TSX sees biggest gain since mid-February

Canada's main stock index surged on Tuesday, propped up by burgeoning oil prices and signs that China is moving to kick-start its slowing economy.

In Toronto, the S&P/TSX composite index rallied 211.35 points, or 1.56 per cent, to end the day at 13,775.19, led by gains in energy and mining companies. The last time the TSX recorded a higher one-day gain was on Feb. 17 when it added 312.18 points.

Nearly all sectors were in the black, with materials, gold and metals and mining leading the way. Health-care stocks were the lone decliner, pressured by losses in shares in Valeant Pharmaceuticals, which fell by 63 cents or 1.72 per cent to $35.93. The company's stock price has plunged since August from its historic high of nearly $350 per share amid a number of investigations into its business practices.

Positive sentiment in North American markets was also supported by news that the government in Beijing has approved initiatives aimed at encouraging exports, including an increase in bank loans, greater tax rebates and extra support for export credits. Growth in the Chinese economy, the world's second largest, has slowed in recent months.

The news from China helped support oil prices, with the June contract for benchmark North American crude rising $1.22 US to $44.66 a barrel.

There has also been concern over the curtailment of more than one million barrels a day of oilsands production as a result of the rampaging wildfire in the Fort McMurray, Alta., area.

Excessive oil inventories

Four of the five oilsands mining operations in the region have been shut down due to the fire, although Shell Canada said Tuesday it was resuming some production.

But despite that dent in oilsands crude, John Stephenson, president and chief executive of Stephenson & Co.
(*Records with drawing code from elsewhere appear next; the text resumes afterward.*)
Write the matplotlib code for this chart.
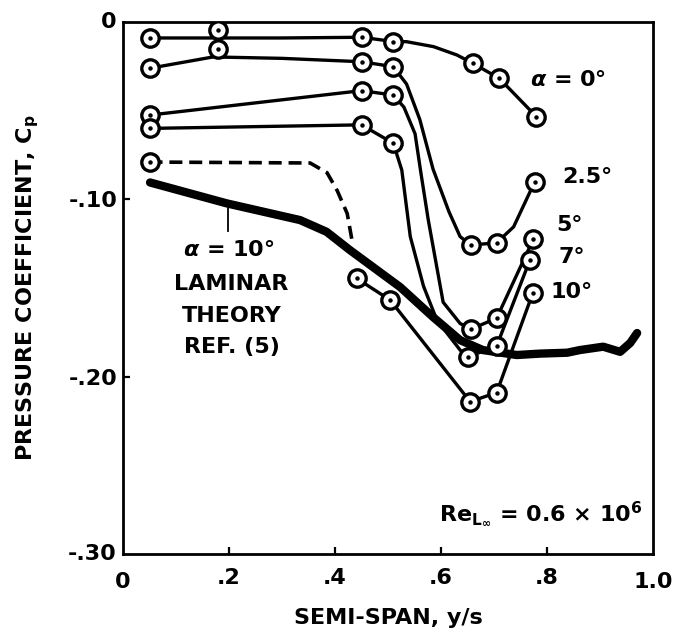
import matplotlib
matplotlib.use("Agg")
import matplotlib.pyplot as plt

plt.rcParams['font.family'] = ['DejaVu Sans']
plt.rcParams['font.weight'] = 'bold'
plt.rcParams['mathtext.fontset'] = 'dejavusans'

# ---- measured points (semi-span y/s, pressure coefficient Cp) ----
a0_x = [0.05, 0.18, 0.45, 0.51, 0.66, 0.71, 0.78]
a0_y = [-0.009, -0.0045, -0.0086, -0.011, -0.0233, -0.0318, -0.0534]

a25_x = [0.05, 0.18, 0.45, 0.51, 0.656, 0.705, 0.777]
a25_y = [-0.0261, -0.0154, -0.0224, -0.0252, -0.1258, -0.1245, -0.090]

a5_x = [0.05, 0.45, 0.51, 0.656, 0.705, 0.774]
a5_y = [-0.0525, -0.0387, -0.0412, -0.1733, -0.167, -0.1226]

a7_x = [0.05, 0.45, 0.51, 0.651, 0.705, 0.768]
a7_y = [-0.060, -0.058, -0.0684, -0.1888, -0.1827, -0.134]

a10_x = [0.05, 0.441, 0.504, 0.655, 0.705, 0.773]
a10_y = [-0.079, -0.1446, -0.1568, -0.2141, -0.209, -0.153]

# ---- faired curves drawn through the data ----
a0_fx = [0.05, 0.30, 0.45, 0.51, 0.535, 0.586, 0.63, 0.66, 0.71, 0.78]
a0_fy = [-0.009, -0.0090, -0.0086, -0.011, -0.0111, -0.0139, -0.0186, -0.0233, -0.0318, -0.0534]

a25_fx = [0.05, 0.17, 0.30, 0.45, 0.51, 0.535, 0.56, 0.585, 0.615, 0.636, 0.656, 0.705, 0.737, 0.777]
a25_fy = [-0.0261, -0.0197, -0.0205, -0.0224, -0.0252, -0.035, -0.055, -0.083, -0.107, -0.121, -0.1258, -0.1245, -0.1155, -0.090]

a5_fx = [0.05, 0.45, 0.51, 0.530, 0.551, 0.562, 0.576, 0.604, 0.636, 0.656, 0.705, 0.774]
a5_fy = [-0.0525, -0.0387, -0.0412, -0.048, -0.063, -0.085, -0.1117, -0.158, -0.170, -0.1733, -0.167, -0.1226]

a7_fx = [0.05, 0.45, 0.51, 0.526, 0.542, 0.567, 0.592, 0.636, 0.651, 0.705, 0.768]
a7_fy = [-0.060, -0.058, -0.0684, -0.0835, -0.121, -0.149, -0.168, -0.185, -0.1888, -0.1827, -0.134]

a10_fx = [0.441, 0.504, 0.655, 0.705, 0.773]
a10_fy = [-0.1446, -0.1568, -0.2141, -0.209, -0.153]

# dashed fairing of the alpha = 10 deg data near the root
a10_dx = [0.05, 0.066, 0.353, 0.385, 0.404, 0.423, 0.432]
a10_dy = [-0.079, -0.079, -0.0795, -0.085, -0.095, -0.108, -0.123]

# laminar theory, alpha = 10 deg, Ref. (5)
th_x = [0.051, 0.196, 0.334, 0.384, 0.428, 0.523, 0.585, 0.636, 0.679, 0.743,
        0.787, 0.838, 0.862, 0.906, 0.938, 0.957, 0.970]
th_y = [-0.0905, -0.1023, -0.1117, -0.1183, -0.1286, -0.1495, -0.1664, -0.1794, -0.185, -0.1878,
        -0.187, -0.1865, -0.185, -0.1831, -0.186, -0.181, -0.1754]

x_ticks = [0, 0.2, 0.4, 0.6, 0.8, 1.0]
x_tick_labels = ['0', '.2', '.4', '.6', '.8', '1.0']
y_ticks = [0, -0.10, -0.20, -0.30]
y_tick_labels = ['0', '-.10', '-.20', '-.30']

FS = 16
fig = plt.figure(figsize=(6.73, 6.38), dpi=100)
ax = fig.add_axes([0.1828, 0.1317, 0.7875, 0.8338])
ax.set_xlim(0, 1.0)
ax.set_ylim(-0.30, 0)

LW = 2.4
for fx, fy in [(a0_fx, a0_fy), (a25_fx, a25_fy), (a5_fx, a5_fy),
               (a7_fx, a7_fy), (a10_fx, a10_fy)]:
    ax.plot(fx, fy, color='black', lw=LW, solid_capstyle='round',
            solid_joinstyle='round', zorder=2)

ax.plot(a10_dx, a10_dy, color='black', lw=2.6, dashes=(3.6, 1.9), zorder=2)
ax.plot(th_x, th_y, color='black', lw=6, solid_capstyle='round',
        solid_joinstyle='round', zorder=2)

for mx, my in [(a0_x, a0_y), (a25_x, a25_y), (a5_x, a5_y),
               (a7_x, a7_y), (a10_x, a10_y)]:
    ax.plot(mx, my, 'o', ms=12.5, mfc='white', mec='black', mew=2.4, zorder=3)
    ax.plot(mx, my, 'o', ms=2.2, color='black', zorder=4)

# curve labels
ax.text(0.768, -0.0327, r'$\alpha$ = 0°', fontsize=FS, fontweight='bold', va='center', ha='left')
ax.text(0.828, -0.0874, '2.5°', fontsize=FS, fontweight='bold', va='center', ha='left')
ax.text(0.818, -0.1145, '5°', fontsize=FS, fontweight='bold', va='center', ha='left')
ax.text(0.821, -0.1324, '7°', fontsize=FS, fontweight='bold', va='center', ha='left')
ax.text(0.806, -0.152, '10°', fontsize=FS, fontweight='bold', va='center', ha='left')

# theory callout
ax.plot([0.199, 0.199], [-0.1032, -0.118], color='black', lw=1.3, zorder=2)
ax.text(0.199, -0.1286, r'$\alpha$ = 10°', fontsize=FS, fontweight='bold', ha='center', va='center')
ax.text(0.205, -0.148, 'LAMINAR', fontsize=FS, fontweight='bold', ha='center', va='center')
ax.text(0.205, -0.166, 'THEORY', fontsize=FS, fontweight='bold', ha='center', va='center')
ax.text(0.205, -0.183, 'REF. (5)', fontsize=FS, fontweight='bold', ha='center', va='center')

ax.text(0.981, -0.2815,
        r'$\mathbf{Re}_{\mathbf{L}_{\mathbf{\infty}}}$ = 0.6 × 10$^{\mathbf{6}}$',
        fontsize=FS, fontweight='bold', ha='right', va='baseline')

# axes styling
for s in ax.spines.values():
    s.set_linewidth(2.0)
ax.set_xticks(x_ticks[1:-1])
ax.set_xticklabels(x_tick_labels[1:-1])
ax.set_yticks(y_ticks[1:-1])
ax.set_yticklabels(y_tick_labels[1:-1])
ax.tick_params(axis='both', direction='in', length=5, width=1.6, labelsize=FS)
ax.tick_params(axis='x', pad=10)
ax.tick_params(axis='y', pad=4)
for lab in ax.get_xticklabels() + ax.get_yticklabels():
    lab.set_fontweight('bold')

# end labels sit at the corners without tick marks
ax.text(0.0, -0.034, x_tick_labels[0], transform=ax.transAxes, fontsize=FS,
        fontweight='bold', ha='center', va='top')
ax.text(1.0, -0.034, x_tick_labels[-1], transform=ax.transAxes, fontsize=FS,
        fontweight='bold', ha='center', va='top')
ax.text(-0.012, 1.0, y_tick_labels[0], transform=ax.transAxes, fontsize=FS,
        fontweight='bold', ha='right', va='center')
ax.text(-0.012, 0.0, y_tick_labels[-1], transform=ax.transAxes, fontsize=FS,
        fontweight='bold', ha='right', va='center')

ax.set_xlabel('SEMI-SPAN, y/s', fontsize=FS, fontweight='bold')
ax.xaxis.set_label_coords(0.5, -0.101)
ax.set_ylabel(r'PRESSURE COEFFICIENT, C$_{\mathbf{p}}$', fontsize=FS, fontweight='bold')
ax.yaxis.set_label_coords(-0.155, 0.5)

fig.savefig('out.png', dpi=100)
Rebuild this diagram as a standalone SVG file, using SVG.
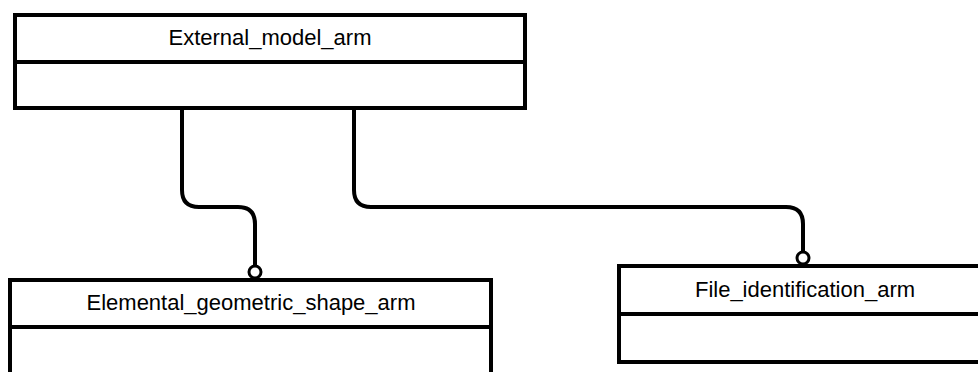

Capital Management, said there remains a global supply glut that is still putting downward pressure on prices.

"Nothing has changed, we still have excessive inventories," Stephenson said.

He said oil prices, and the loonie, which often trades in tandem, will remain unsteady until the other Canadian firms announce their restarts. Meanwhile, the commodity-sensitive Canadian dollar rebounded Tuesday from recent losses, up 0.28 of a U.S. cent to 77.42 cents US.

New York sharply higher

Elsewhere in commodities, the June contract for natural gas was up six cents at $2.16 per mmBtu, while June gold fell $1.80 to $1,264.80 a troy ounce and July copper eased off a penny to $2.09 a pound.

New York markets were also sharply higher, with the Dow Jones industrial average surging 222.44 points or 1.26 per cent to 17,928.35.

The broader S&P 500 rose 25.70 points to 2,084.39 and the Nasdaq added 59.67 points to 4,809.88.